▸ **Short task**
Identify each line containing the word "with" and copy it.

▸ **Stored records**
* BEGIN *
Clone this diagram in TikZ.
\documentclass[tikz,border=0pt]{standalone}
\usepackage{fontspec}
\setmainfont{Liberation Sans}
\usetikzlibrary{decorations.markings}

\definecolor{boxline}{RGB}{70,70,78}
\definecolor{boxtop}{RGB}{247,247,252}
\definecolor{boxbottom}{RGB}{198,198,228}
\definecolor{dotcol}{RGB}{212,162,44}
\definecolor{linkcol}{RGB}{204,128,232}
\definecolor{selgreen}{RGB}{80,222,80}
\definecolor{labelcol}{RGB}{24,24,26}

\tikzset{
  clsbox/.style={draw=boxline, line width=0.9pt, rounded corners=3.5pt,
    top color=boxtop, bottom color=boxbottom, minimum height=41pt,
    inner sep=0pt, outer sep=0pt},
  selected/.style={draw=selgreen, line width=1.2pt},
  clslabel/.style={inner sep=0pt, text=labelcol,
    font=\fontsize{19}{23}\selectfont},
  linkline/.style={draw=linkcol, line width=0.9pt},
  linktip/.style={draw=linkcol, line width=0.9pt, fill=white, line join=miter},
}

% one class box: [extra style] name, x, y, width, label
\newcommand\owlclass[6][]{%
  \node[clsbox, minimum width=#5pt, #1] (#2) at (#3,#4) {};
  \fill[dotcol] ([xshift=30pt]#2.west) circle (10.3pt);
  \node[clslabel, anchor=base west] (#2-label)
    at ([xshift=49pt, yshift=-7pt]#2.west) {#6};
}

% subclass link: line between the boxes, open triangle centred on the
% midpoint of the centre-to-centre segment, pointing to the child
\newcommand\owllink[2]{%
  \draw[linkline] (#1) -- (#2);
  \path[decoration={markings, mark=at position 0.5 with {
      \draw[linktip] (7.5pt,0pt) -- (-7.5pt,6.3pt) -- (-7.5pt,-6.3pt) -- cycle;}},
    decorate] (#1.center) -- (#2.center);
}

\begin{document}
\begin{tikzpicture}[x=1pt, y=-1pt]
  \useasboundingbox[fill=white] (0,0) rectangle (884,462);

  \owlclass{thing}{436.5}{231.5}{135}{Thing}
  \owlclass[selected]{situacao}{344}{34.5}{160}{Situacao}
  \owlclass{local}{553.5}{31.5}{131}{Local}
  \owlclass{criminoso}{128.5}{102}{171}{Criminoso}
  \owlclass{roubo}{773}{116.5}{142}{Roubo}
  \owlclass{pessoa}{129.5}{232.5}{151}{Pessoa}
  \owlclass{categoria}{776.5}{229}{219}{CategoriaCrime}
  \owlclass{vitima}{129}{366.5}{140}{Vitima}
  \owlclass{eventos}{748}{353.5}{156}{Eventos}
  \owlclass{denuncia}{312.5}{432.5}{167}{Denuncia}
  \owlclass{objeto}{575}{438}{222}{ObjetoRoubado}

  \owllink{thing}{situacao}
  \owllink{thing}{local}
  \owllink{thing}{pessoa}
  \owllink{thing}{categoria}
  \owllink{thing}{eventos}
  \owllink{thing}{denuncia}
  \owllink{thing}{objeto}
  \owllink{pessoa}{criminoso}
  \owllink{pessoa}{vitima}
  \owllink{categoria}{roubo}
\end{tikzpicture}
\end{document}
* END *
* BEGIN *
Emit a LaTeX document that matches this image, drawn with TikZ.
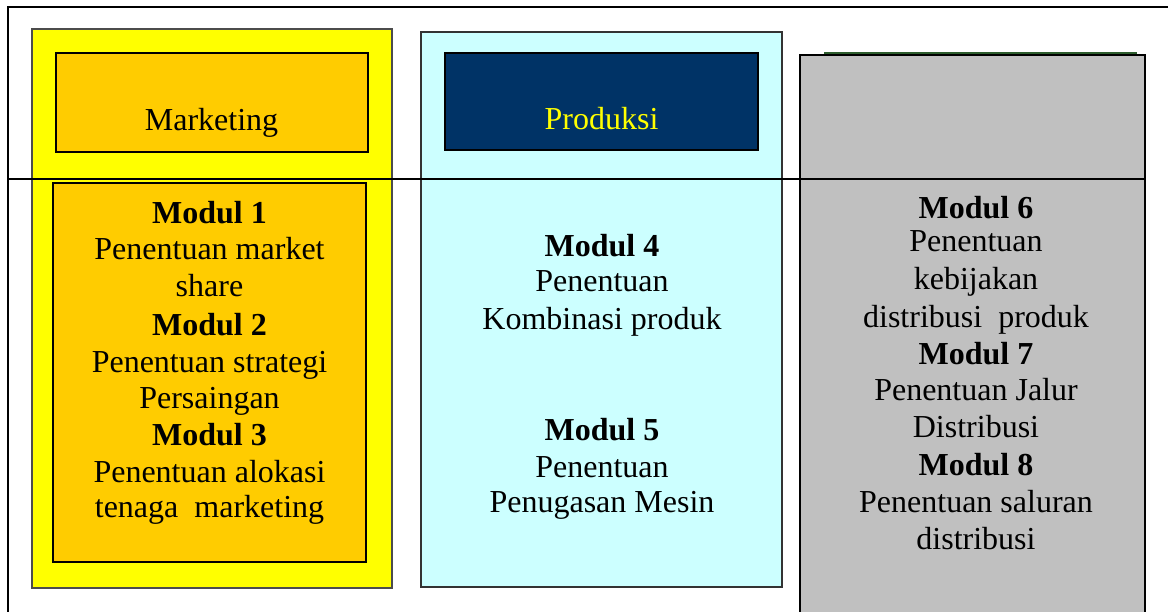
* END *
▸ **Task output**
  \path[decoration={markings, mark=at position 0.5 with {
Emit a LaTeX document that matches this image, drawn with TikZ.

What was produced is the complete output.